> _Dataset section_

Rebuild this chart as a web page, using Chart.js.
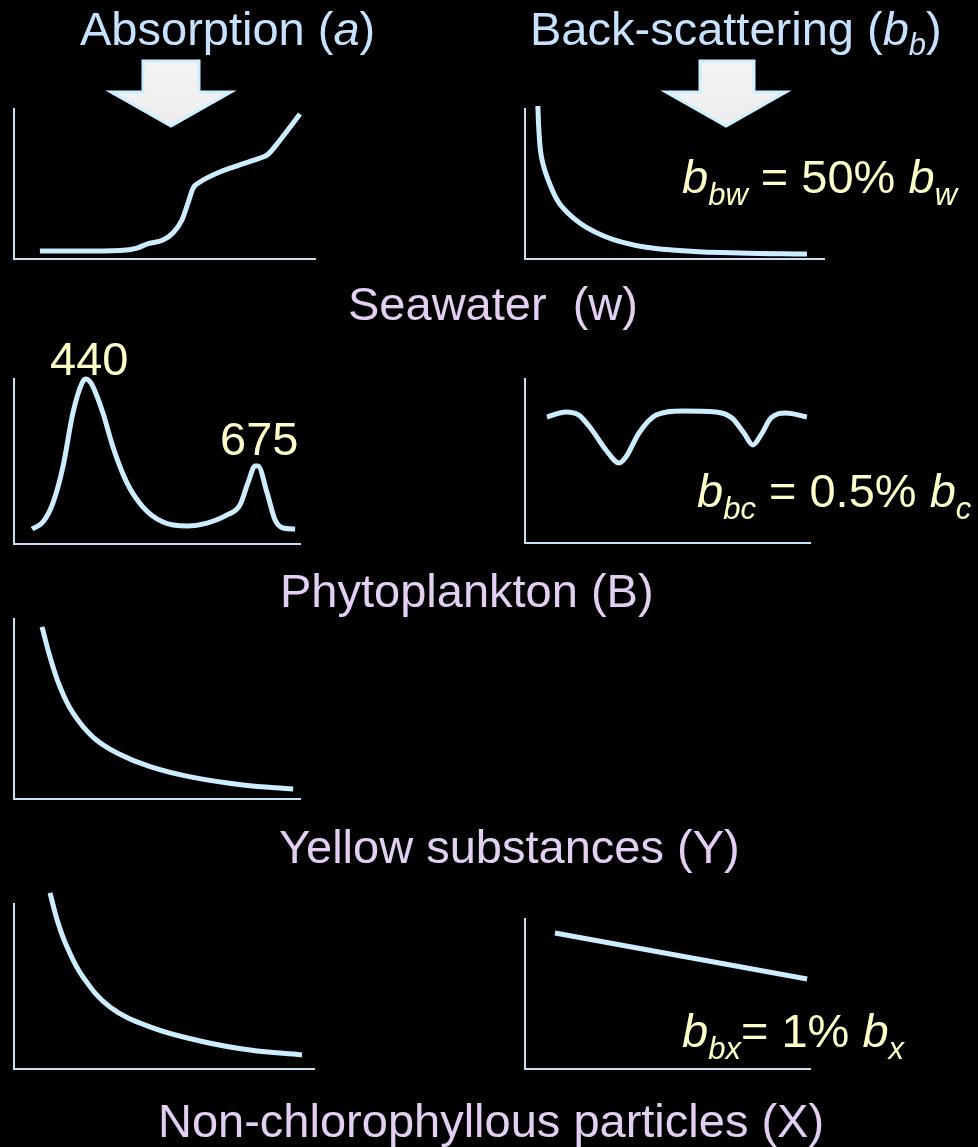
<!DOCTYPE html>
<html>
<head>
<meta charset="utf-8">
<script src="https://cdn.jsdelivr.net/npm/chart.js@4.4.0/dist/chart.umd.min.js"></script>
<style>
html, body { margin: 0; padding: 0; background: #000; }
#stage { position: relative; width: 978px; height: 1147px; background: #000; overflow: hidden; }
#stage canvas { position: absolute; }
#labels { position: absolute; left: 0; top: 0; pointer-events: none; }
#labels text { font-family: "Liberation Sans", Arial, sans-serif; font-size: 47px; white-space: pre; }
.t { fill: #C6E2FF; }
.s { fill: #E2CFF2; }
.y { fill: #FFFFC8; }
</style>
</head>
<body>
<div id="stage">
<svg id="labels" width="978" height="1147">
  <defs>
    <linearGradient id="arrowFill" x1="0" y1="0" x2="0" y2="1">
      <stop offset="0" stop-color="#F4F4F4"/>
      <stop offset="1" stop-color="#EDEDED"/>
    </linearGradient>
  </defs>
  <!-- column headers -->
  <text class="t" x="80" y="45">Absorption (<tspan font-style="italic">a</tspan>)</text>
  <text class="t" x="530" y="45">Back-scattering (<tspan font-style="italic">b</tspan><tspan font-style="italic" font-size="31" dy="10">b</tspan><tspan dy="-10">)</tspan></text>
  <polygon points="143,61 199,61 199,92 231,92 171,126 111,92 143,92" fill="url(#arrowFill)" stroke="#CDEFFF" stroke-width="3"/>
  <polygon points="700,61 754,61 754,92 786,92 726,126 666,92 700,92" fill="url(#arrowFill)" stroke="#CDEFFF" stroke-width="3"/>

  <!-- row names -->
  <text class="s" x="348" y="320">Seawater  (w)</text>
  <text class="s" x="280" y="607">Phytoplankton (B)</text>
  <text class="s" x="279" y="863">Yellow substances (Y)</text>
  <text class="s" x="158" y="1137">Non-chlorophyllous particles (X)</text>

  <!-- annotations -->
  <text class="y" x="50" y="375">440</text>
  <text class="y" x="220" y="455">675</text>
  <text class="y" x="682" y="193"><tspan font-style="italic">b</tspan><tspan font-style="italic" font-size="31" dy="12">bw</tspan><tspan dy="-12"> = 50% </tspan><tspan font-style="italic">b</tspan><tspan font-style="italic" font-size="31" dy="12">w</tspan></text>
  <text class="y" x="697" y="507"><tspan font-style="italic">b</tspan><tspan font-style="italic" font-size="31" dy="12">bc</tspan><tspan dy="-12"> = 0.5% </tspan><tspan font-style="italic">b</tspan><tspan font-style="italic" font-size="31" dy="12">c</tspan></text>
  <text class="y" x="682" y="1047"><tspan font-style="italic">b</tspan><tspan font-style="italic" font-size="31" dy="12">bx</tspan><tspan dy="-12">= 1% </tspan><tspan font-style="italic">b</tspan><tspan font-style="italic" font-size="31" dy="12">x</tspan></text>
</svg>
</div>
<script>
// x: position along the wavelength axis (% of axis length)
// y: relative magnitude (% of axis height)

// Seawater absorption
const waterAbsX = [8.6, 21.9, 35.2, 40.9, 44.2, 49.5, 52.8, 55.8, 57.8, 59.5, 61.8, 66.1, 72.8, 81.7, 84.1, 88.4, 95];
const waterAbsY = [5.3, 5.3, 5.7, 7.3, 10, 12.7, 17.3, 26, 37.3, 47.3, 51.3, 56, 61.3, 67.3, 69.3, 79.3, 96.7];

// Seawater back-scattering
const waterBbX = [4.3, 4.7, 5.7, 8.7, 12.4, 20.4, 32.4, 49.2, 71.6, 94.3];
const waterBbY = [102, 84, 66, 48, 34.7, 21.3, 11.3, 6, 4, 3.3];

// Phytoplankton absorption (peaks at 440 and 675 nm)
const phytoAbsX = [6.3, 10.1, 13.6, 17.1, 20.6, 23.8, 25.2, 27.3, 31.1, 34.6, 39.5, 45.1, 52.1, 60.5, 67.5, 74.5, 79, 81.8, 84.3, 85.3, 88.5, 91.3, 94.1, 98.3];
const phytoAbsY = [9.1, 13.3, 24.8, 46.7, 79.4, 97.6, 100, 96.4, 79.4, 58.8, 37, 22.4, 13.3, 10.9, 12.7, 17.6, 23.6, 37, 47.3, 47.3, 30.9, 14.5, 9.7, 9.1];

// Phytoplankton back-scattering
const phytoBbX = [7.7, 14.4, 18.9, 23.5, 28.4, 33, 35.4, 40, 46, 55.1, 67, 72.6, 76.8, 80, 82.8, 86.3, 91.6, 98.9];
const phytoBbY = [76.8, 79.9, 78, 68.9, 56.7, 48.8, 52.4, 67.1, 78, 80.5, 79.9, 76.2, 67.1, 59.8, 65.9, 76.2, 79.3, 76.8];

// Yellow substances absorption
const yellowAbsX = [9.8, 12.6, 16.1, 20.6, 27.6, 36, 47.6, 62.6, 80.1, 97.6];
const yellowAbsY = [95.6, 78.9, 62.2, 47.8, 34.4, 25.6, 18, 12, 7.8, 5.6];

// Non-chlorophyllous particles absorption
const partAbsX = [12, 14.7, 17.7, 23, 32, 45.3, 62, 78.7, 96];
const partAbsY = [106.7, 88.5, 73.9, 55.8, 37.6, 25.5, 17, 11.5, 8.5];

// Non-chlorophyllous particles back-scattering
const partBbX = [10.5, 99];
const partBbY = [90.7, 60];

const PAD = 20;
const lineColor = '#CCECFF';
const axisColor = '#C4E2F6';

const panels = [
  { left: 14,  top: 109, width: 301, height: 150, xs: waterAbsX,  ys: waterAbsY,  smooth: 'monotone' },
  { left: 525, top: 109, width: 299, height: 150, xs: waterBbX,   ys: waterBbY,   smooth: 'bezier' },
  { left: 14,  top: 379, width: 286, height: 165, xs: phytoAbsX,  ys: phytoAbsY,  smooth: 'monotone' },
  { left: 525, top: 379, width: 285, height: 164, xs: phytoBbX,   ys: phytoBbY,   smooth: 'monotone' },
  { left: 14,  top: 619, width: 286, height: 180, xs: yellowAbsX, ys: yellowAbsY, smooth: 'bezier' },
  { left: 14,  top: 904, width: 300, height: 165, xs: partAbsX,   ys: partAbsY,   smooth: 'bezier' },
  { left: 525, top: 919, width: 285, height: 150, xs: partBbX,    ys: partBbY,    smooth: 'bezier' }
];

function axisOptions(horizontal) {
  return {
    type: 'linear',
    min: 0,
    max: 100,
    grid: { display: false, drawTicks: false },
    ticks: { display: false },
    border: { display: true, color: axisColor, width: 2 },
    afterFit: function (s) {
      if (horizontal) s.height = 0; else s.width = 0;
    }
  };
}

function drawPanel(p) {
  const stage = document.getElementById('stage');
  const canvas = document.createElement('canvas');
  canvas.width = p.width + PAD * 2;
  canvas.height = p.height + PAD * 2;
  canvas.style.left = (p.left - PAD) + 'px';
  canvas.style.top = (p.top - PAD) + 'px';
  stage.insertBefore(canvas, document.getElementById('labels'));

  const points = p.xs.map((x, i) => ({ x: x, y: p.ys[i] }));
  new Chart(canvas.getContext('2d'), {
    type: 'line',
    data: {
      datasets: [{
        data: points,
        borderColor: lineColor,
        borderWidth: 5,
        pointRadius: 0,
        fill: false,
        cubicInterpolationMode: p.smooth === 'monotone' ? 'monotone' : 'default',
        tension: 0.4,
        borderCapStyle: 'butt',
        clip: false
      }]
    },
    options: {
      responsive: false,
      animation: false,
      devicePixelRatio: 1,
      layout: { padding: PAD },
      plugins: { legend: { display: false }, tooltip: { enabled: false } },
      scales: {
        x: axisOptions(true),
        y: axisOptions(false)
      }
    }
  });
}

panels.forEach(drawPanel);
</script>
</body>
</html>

> _Work to be completed_
Exclude every picture and copy the remaining data exactly.

> _Response to this task_
Rebuild this chart as a web page, using Chart.js.
<!DOCTYPE html>
<html>
<head>
<meta charset="utf-8">
<script src="https://cdn.jsdelivr.net/npm/chart.js@4.4.0/dist/chart.umd.min.js"></script>
<style>
html, body { margin: 0; padding: 0; background: #000; }
#stage { position: relative; width: 978px; height: 1147px; background: #000; overflow: hidden; }
#stage canvas { position: absolute; }
#labels { position: absolute; left: 0; top: 0; pointer-events: none; }
#labels text { font-family: "Liberation Sans", Arial, sans-serif; font-size: 47px; white-space: pre; }
.t { fill: #C6E2FF; }
.s { fill: #E2CFF2; }
.y { fill: #FFFFC8; }
</style>
</head>
<body>
<div id="stage">
<svg id="labels" width="978" height="1147">
  <defs>
    <linearGradient id="arrowFill" x1="0" y1="0" x2="0" y2="1">
      <stop offset="0" stop-color="#F4F4F4"/>
      <stop offset="1" stop-color="#EDEDED"/>
    </linearGradient>
  </defs>
  <!-- column headers -->
  <text class="t" x="80" y="45">Absorption (<tspan font-style="italic">a</tspan>)</text>
  <text class="t" x="530" y="45">Back-scattering (<tspan font-style="italic">b</tspan><tspan font-style="italic" font-size="31" dy="10">b</tspan><tspan dy="-10">)</tspan></text>
  <polygon points="143,61 199,61 199,92 231,92 171,126 111,92 143,92" fill="url(#arrowFill)" stroke="#CDEFFF" stroke-width="3"/>
  <polygon points="700,61 754,61 754,92 786,92 726,126 666,92 700,92" fill="url(#arrowFill)" stroke="#CDEFFF" stroke-width="3"/>

  <!-- row names -->
  <text class="s" x="348" y="320">Seawater  (w)</text>
  <text class="s" x="280" y="607">Phytoplankton (B)</text>
  <text class="s" x="279" y="863">Yellow substances (Y)</text>
  <text class="s" x="158" y="1137">Non-chlorophyllous particles (X)</text>

  <!-- annotations -->
  <text class="y" x="50" y="375">440</text>
  <text class="y" x="220" y="455">675</text>
  <text class="y" x="682" y="193"><tspan font-style="italic">b</tspan><tspan font-style="italic" font-size="31" dy="12">bw</tspan><tspan dy="-12"> = 50% </tspan><tspan font-style="italic">b</tspan><tspan font-style="italic" font-size="31" dy="12">w</tspan></text>
  <text class="y" x="697" y="507"><tspan font-style="italic">b</tspan><tspan font-style="italic" font-size="31" dy="12">bc</tspan><tspan dy="-12"> = 0.5% </tspan><tspan font-style="italic">b</tspan><tspan font-style="italic" font-size="31" dy="12">c</tspan></text>
  <text class="y" x="682" y="1047"><tspan font-style="italic">b</tspan><tspan font-style="italic" font-size="31" dy="12">bx</tspan><tspan dy="-12">= 1% </tspan><tspan font-style="italic">b</tspan><tspan font-style="italic" font-size="31" dy="12">x</tspan></text>
</svg>
</div>
<script>
// x: position along the wavelength axis (% of axis length)
// y: relative magnitude (% of axis height)

// Seawater absorption
const waterAbsX = [8.6, 21.9, 35.2, 40.9, 44.2, 49.5, 52.8, 55.8, 57.8, 59.5, 61.8, 66.1, 72.8, 81.7, 84.1, 88.4, 95];
const waterAbsY = [5.3, 5.3, 5.7, 7.3, 10, 12.7, 17.3, 26, 37.3, 47.3, 51.3, 56, 61.3, 67.3, 69.3, 79.3, 96.7];

// Seawater back-scattering
const waterBbX = [4.3, 4.7, 5.7, 8.7, 12.4, 20.4, 32.4, 49.2, 71.6, 94.3];
const waterBbY = [102, 84, 66, 48, 34.7, 21.3, 11.3, 6, 4, 3.3];

// Phytoplankton absorption (peaks at 440 and 675 nm)
const phytoAbsX = [6.3, 10.1, 13.6, 17.1, 20.6, 23.8, 25.2, 27.3, 31.1, 34.6, 39.5, 45.1, 52.1, 60.5, 67.5, 74.5, 79, 81.8, 84.3, 85.3, 88.5, 91.3, 94.1, 98.3];
const phytoAbsY = [9.1, 13.3, 24.8, 46.7, 79.4, 97.6, 100, 96.4, 79.4, 58.8, 37, 22.4, 13.3, 10.9, 12.7, 17.6, 23.6, 37, 47.3, 47.3, 30.9, 14.5, 9.7, 9.1];

// Phytoplankton back-scattering
const phytoBbX = [7.7, 14.4, 18.9, 23.5, 28.4, 33, 35.4, 40, 46, 55.1, 67, 72.6, 76.8, 80, 82.8, 86.3, 91.6, 98.9];
const phytoBbY = [76.8, 79.9, 78, 68.9, 56.7, 48.8, 52.4, 67.1, 78, 80.5, 79.9, 76.2, 67.1, 59.8, 65.9, 76.2, 79.3, 76.8];

// Yellow substances absorption
const yellowAbsX = [9.8, 12.6, 16.1, 20.6, 27.6, 36, 47.6, 62.6, 80.1, 97.6];
const yellowAbsY = [95.6, 78.9, 62.2, 47.8, 34.4, 25.6, 18, 12, 7.8, 5.6];

// Non-chlorophyllous particles absorption
const partAbsX = [12, 14.7, 17.7, 23, 32, 45.3, 62, 78.7, 96];
const partAbsY = [106.7, 88.5, 73.9, 55.8, 37.6, 25.5, 17, 11.5, 8.5];

// Non-chlorophyllous particles back-scattering
const partBbX = [10.5, 99];
const partBbY = [90.7, 60];

const PAD = 20;
const lineColor = '#CCECFF';
const axisColor = '#C4E2F6';

const panels = [
  { left: 14,  top: 109, width: 301, height: 150, xs: waterAbsX,  ys: waterAbsY,  smooth: 'monotone' },
  { left: 525, top: 109, width: 299, height: 150, xs: waterBbX,   ys: waterBbY,   smooth: 'bezier' },
  { left: 14,  top: 379, width: 286, height: 165, xs: phytoAbsX,  ys: phytoAbsY,  smooth: 'monotone' },
  { left: 525, top: 379, width: 285, height: 164, xs: phytoBbX,   ys: phytoBbY,   smooth: 'monotone' },
  { left: 14,  top: 619, width: 286, height: 180, xs: yellowAbsX, ys: yellowAbsY, smooth: 'bezier' },
  { left: 14,  top: 904, width: 300, height: 165, xs: partAbsX,   ys: partAbsY,   smooth: 'bezier' },
  { left: 525, top: 919, width: 285, height: 150, xs: partBbX,    ys: partBbY,    smooth: 'bezier' }
];

function axisOptions(horizontal) {
  return {
    type: 'linear',
    min: 0,
    max: 100,
    grid: { display: false, drawTicks: false },
    ticks: { display: false },
    border: { display: true, color: axisColor, width: 2 },
    afterFit: function (s) {
      if (horizontal) s.height = 0; else s.width = 0;
    }
  };
}

function drawPanel(p) {
  const stage = document.getElementById('stage');
  const canvas = document.createElement('canvas');
  canvas.width = p.width + PAD * 2;
  canvas.height = p.height + PAD * 2;
  canvas.style.left = (p.left - PAD) + 'px';
  canvas.style.top = (p.top - PAD) + 'px';
  stage.insertBefore(canvas, document.getElementById('labels'));

  const points = p.xs.map((x, i) => ({ x: x, y: p.ys[i] }));
  new Chart(canvas.getContext('2d'), {
    type: 'line',
    data: {
      datasets: [{
        data: points,
        borderColor: lineColor,
        borderWidth: 5,
        pointRadius: 0,
        fill: false,
        cubicInterpolationMode: p.smooth === 'monotone' ? 'monotone' : 'default',
        tension: 0.4,
        borderCapStyle: 'butt',
        clip: false
      }]
    },
    options: {
      responsive: false,
      animation: false,
      devicePixelRatio: 1,
      layout: { padding: PAD },
      plugins: { legend: { display: false }, tooltip: { enabled: false } },
      scales: {
        x: axisOptions(true),
        y: axisOptions(false)
      }
    }
  });
}

panels.forEach(drawPanel);
</script>
</body>
</html>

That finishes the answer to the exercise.